Het kabinet gaat er bij het antwoord op deze vraag vanuit dat de leden zicht willen hebben hoe de aanpak van fraude op het brede terrein van de sociale zekerheid en werkgelegenheid vorm krijgt. Tegen die achtergrond verwijst de regering naar het Handhavingprogramma 2003–2006 van het ministerie van Sociale Zaken en Werkgelegenheid.

De leden van de VVD-fractie vragen wat de samenstelling zal zijn van de ad hoc commissies die de verificatiemissies uitvoeren en in welke frequentie deze missies plaatsvinden.

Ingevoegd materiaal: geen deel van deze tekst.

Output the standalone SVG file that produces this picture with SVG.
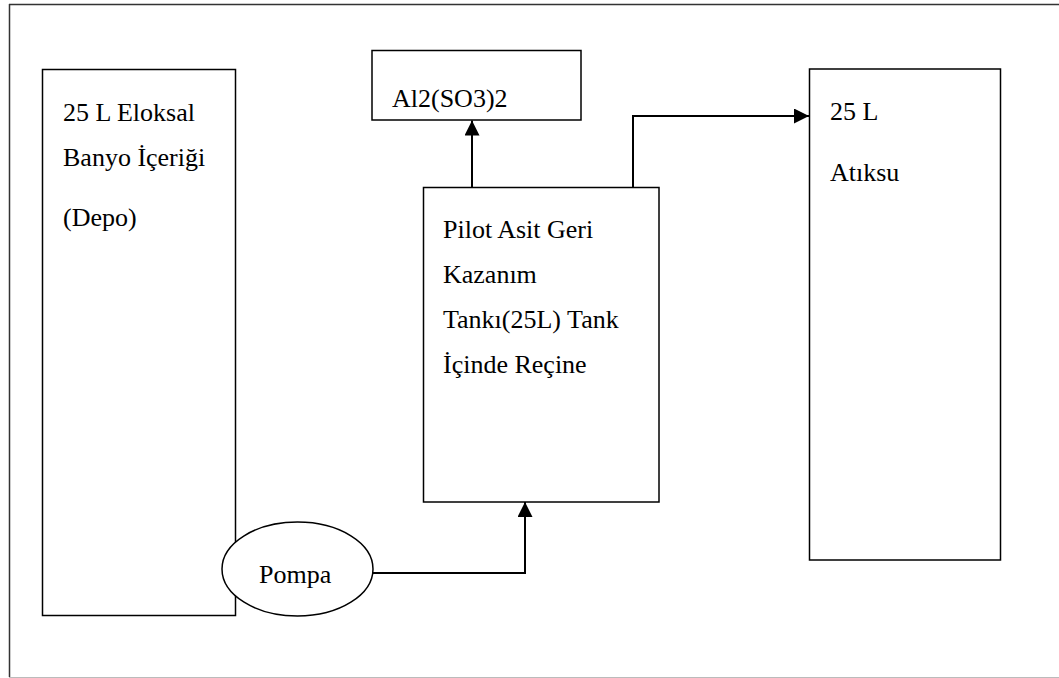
<svg xmlns="http://www.w3.org/2000/svg" width="1059" height="678" viewBox="0 0 1059 678">
<style>
.box{fill:#fff;stroke:#000;stroke-width:1.5}
.t{font-family:'Liberation Serif','Tinos','DejaVu Serif',serif;font-size:26px;fill:#000}
.c{fill:none;stroke:#000;stroke-width:2}
</style>
<defs>
<marker id="ah" viewBox="0 0 15 15" refX="15" refY="7.5" markerWidth="15" markerHeight="15" markerUnits="userSpaceOnUse" orient="auto">
<path d="M0,0 L15,7.5 L0,15 Z" fill="#000"/>
</marker>
</defs>
<rect width="1059" height="678" fill="#fff"/>
<g id="frame">
<line x1="9" y1="4.5" x2="1059" y2="4.5" stroke="#333" stroke-width="1.5"/>
<line x1="9.5" y1="4" x2="9.5" y2="677" stroke="#333" stroke-width="1.5"/>
<line x1="9" y1="677.5" x2="1059" y2="677.5" stroke="#bbb" stroke-width="1"/>
</g>
<g id="depo">
<rect class="box" x="42.5" y="69.5" width="193" height="546"/>
<text class="t" x="63" y="121">25 L Eloksal</text>
<text class="t" x="63" y="166">Banyo İçeriği</text>
<text class="t" x="63" y="226">(Depo)</text>
</g>
<g id="al2so3">
<rect class="box" x="372" y="50.5" width="209" height="69.5"/>
<text class="t" x="392" y="107">Al2(SO3)2</text>
</g>
<g id="tank">
<rect class="box" x="423.5" y="187.5" width="235.5" height="314.5"/>
<text class="t" x="443" y="238">Pilot Asit Geri</text>
<text class="t" x="443" y="283">Kazanım</text>
<text class="t" x="443" y="328">Tankı(25L) Tank</text>
<text class="t" x="443" y="373">İçinde Reçine</text>
</g>
<g id="atiksu">
<rect class="box" x="809.5" y="69" width="191" height="491"/>
<text class="t" x="830" y="120">25 L</text>
<text class="t" x="830" y="181">Atıksu</text>
</g>
<g id="pompa">
<ellipse class="box" cx="297.5" cy="569" rx="75.5" ry="47"/>
<text class="t" x="259" y="583">Pompa</text>
</g>
<g id="connectors">
<path class="c" d="M373,573 H525 V502" marker-end="url(#ah)"/>
<path class="c" d="M472,187 V120.5" marker-end="url(#ah)"/>
<path class="c" d="M633,187 V116 H809" marker-end="url(#ah)"/>
</g>
</svg>
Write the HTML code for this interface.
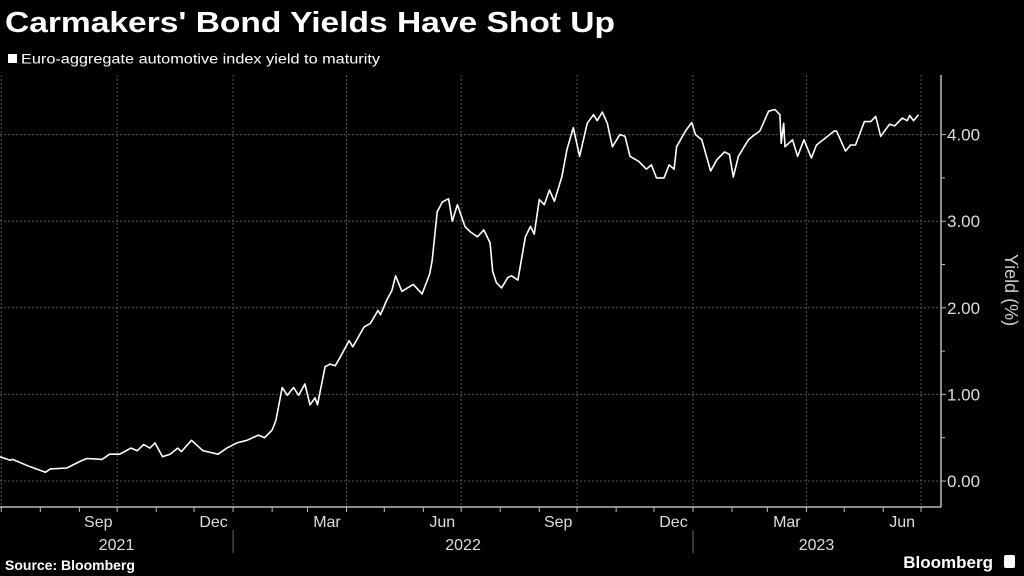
<!DOCTYPE html>
<html><head><meta charset="utf-8"><style>
html,body{margin:0;padding:0;background:#000;}
svg{display:block;font-family:"Liberation Sans",sans-serif;}
</style></head><body>
<svg id="chart" width="1024" height="576" viewBox="0 0 1024 576">
<rect width="1024" height="576" fill="#000"/>
<text x="5" y="32" fill="#fff" font-size="29" font-weight="bold" textLength="610" lengthAdjust="spacingAndGlyphs">Carmakers' Bond Yields Have Shot Up</text>
<rect x="8" y="54" width="9" height="9" fill="#fff"/>
<text x="21" y="63.5" fill="#fff" font-size="13.5" textLength="359" lengthAdjust="spacingAndGlyphs">Euro-aggregate automotive index yield to maturity</text>
<g id="grid"></g>
<g id="axes"></g>
<path id="line" fill="none" stroke="#fff" stroke-width="1.6" stroke-linejoin="round"/>
<text transform="translate(1005,290) rotate(90)" text-anchor="middle" fill="#ccc" font-size="18">Yield (%)</text>
<text x="5" y="570" fill="#fff" font-size="14" font-weight="bold">Source: Bloomberg</text>
<text x="993" y="568" text-anchor="end" fill="#fff" font-size="17" font-weight="bold">Bloomberg</text>
<rect x="1004" y="555" width="11" height="13" rx="2" fill="#fff"/>
</svg>
<script>
const startDate = "2021-06-30";
const days = [0,8,10,23,36,40,53,64,69,81,87,95,104,109,114,119,123,129,135,141,144,152,161,167,173,180,188,196,205,210,216,219,224,228,233,237,242,246,250,252,258,262,266,270,277,280,289,294,300,302,307,311,314,319,328,335,341,343,347,351,356,359,363,369,373,379,384,389,391,394,398,403,406,411,417,421,424,428,432,436,440,446,450,455,460,466,471,474,478,482,486,492,496,500,507,513,517,521,527,531,535,537,544,549,552,557,564,569,575,579,582,586,594,599,603,610,615,619,620,622,623,629,633,638,644,648,655,662,664,671,675,679,686,691,695,699,706,710,716,720,722,725,729];
const yields = [0.28,0.24,0.25,0.17,0.10,0.14,0.15,0.23,0.26,0.25,0.31,0.31,0.38,0.35,0.42,0.38,0.44,0.28,0.31,0.38,0.34,0.47,0.35,0.33,0.31,0.38,0.44,0.47,0.53,0.50,0.59,0.70,1.08,0.99,1.08,0.99,1.12,0.88,0.96,0.88,1.32,1.35,1.33,1.43,1.62,1.55,1.78,1.82,1.97,1.92,2.09,2.20,2.37,2.19,2.27,2.16,2.39,2.55,3.11,3.22,3.26,3.00,3.19,2.94,2.88,2.82,2.90,2.75,2.42,2.29,2.23,2.35,2.37,2.32,2.82,2.94,2.85,3.25,3.19,3.36,3.23,3.52,3.83,4.08,3.75,4.13,4.23,4.16,4.26,4.13,3.86,4.00,3.98,3.75,3.69,3.60,3.65,3.50,3.50,3.65,3.60,3.86,4.04,4.14,4.00,3.94,3.58,3.71,3.80,3.77,3.51,3.75,3.94,4.00,4.04,4.27,4.29,4.23,3.90,4.13,3.86,3.94,3.75,3.94,3.73,3.88,3.96,4.04,4.04,3.81,3.88,3.88,4.15,4.15,4.21,3.98,4.12,4.10,4.19,4.16,4.22,4.16,4.23];
const yTicks = [0,1,2,3,4];
const yTickLabels = ["0.00","1.00","2.00","3.00","4.00"];
const monthLabels = ["Jan","Feb","Mar","Apr","May","Jun","Jul","Aug","Sep","Oct","Nov","Dec"];

const NS="http://www.w3.org/2000/svg";
const PX_PER_DAY=1.26, Y0=481, PX_PER_UNIT=86.6, AXIS_X=941, AXIS_Y=507;
const t0=Date.parse(startDate+"T00:00:00Z");
const xDay=d=>d*PX_PER_DAY;
const xDate=(y,m,d)=>xDay((Date.UTC(y,m,d)-t0)/864e5);
const yv=v=>Y0-v*PX_PER_UNIT;
function mk(tag,attrs,parent){const e=document.createElementNS(NS,tag);for(const k in attrs)e.setAttribute(k,attrs[k]);parent.appendChild(e);return e;}
const grid=document.getElementById('grid'), axes=document.getElementById('axes');

yTicks.forEach((v,i)=>{
  const g=mk('line',{x1:0,x2:AXIS_X,y1:yv(v),y2:yv(v),stroke:'#555','stroke-width':1,'stroke-dasharray':'2,2'},grid);
  
  
  const tk=mk('line',{x1:AXIS_X,x2:AXIS_X+5,y1:yv(v),y2:yv(v),stroke:'#bbb'},axes);
  
  
  const t=mk('text',{x:AXIS_X+6,y:yv(v)+6,fill:'#ddd','font-size':17},axes);
  t.textContent=yTickLabels[i];
  
  
  if(v<4){const mt=mk('line',{x1:AXIS_X,x2:AXIS_X+4,y1:yv(v+0.5),y2:yv(v+0.5),stroke:'#bbb'},axes);
  
  }
});
const ya=mk('line',{x1:AXIS_X,x2:AXIS_X,y1:75,y2:AXIS_Y,stroke:'#bbb','stroke-width':1.5},axes);


const xa=mk('line',{x1:0,x2:AXIS_X,y1:AXIS_Y,y2:AXIS_Y,stroke:'#bbb','stroke-width':1.5},axes);



for(let y=2021;y<=2023;y++)for(let m=0;m<12;m++){
  const x=xDate(y,m,1); if(x<0||x>AXIS_X)continue;
  const tk=mk('line',{x1:x,x2:x,y1:AXIS_Y,y2:AXIS_Y+5,stroke:'#bbb'},axes);
  
  
  if(m%3===0){
    const g=mk('line',{x1:x,x2:x,y1:75,y2:AXIS_Y,stroke:'#555','stroke-dasharray':'2,2'},grid);
    
    
    if(m===0){const s=mk('line',{x1:x,x2:x,y1:530,y2:553,stroke:'#666'},axes);
      
      }
  }
  if(m%3===2){
    const xm=(x+xDate(y,m+1,1))/2;
    const t=mk('text',{x:xm,y:527,fill:'#ddd','font-size':16,'text-anchor':'middle'},axes);
    t.textContent=monthLabels[m];
    
    
  }
}
[[2021,0,xDate(2022,0,1)],[2022,xDate(2022,0,1),xDate(2023,0,1)],[2023,xDate(2023,0,1),940]].forEach(([yr,a,b])=>{
  const t=mk('text',{x:(a+b)/2,y:550,fill:'#ddd','font-size':16,'text-anchor':'middle'},axes);
  t.textContent=String(yr);
  
  
});
document.getElementById('line').setAttribute('d',days.map((d,i)=>(i?'L':'M')+xDay(d).toFixed(1)+','+yv(yields[i]).toFixed(1)).join(''));
</script>
</body></html>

Volgens het Administratief Akkoord met Marokko (artikel 30a) bestaat de commissie van Nederlandse kant uit diplomatieke of consulaire vertegenwoordigers en van Marokkaanse kant uit vertegenwoordigers van de betreffende Marokkaanse departementen. Tot op heden waren de vertegenwoordigers van Nederlandse kant de attaché voor sociale zaken en zijn medewerker en van Marokkaanse kant een vertegenwoordiger van het ministerie van Landbouw. Dit ministerie is op historische gronden verantwoordelijk voor de kadasters en hypotheekkantoren. In 2003 is de ad hoc commissie 9 maal bij elkaar gekomen (stand van zaken november 2003). Daarbij zijn 12 kadasters en hypotheekkantoren (Conservations Foncierès) bezocht.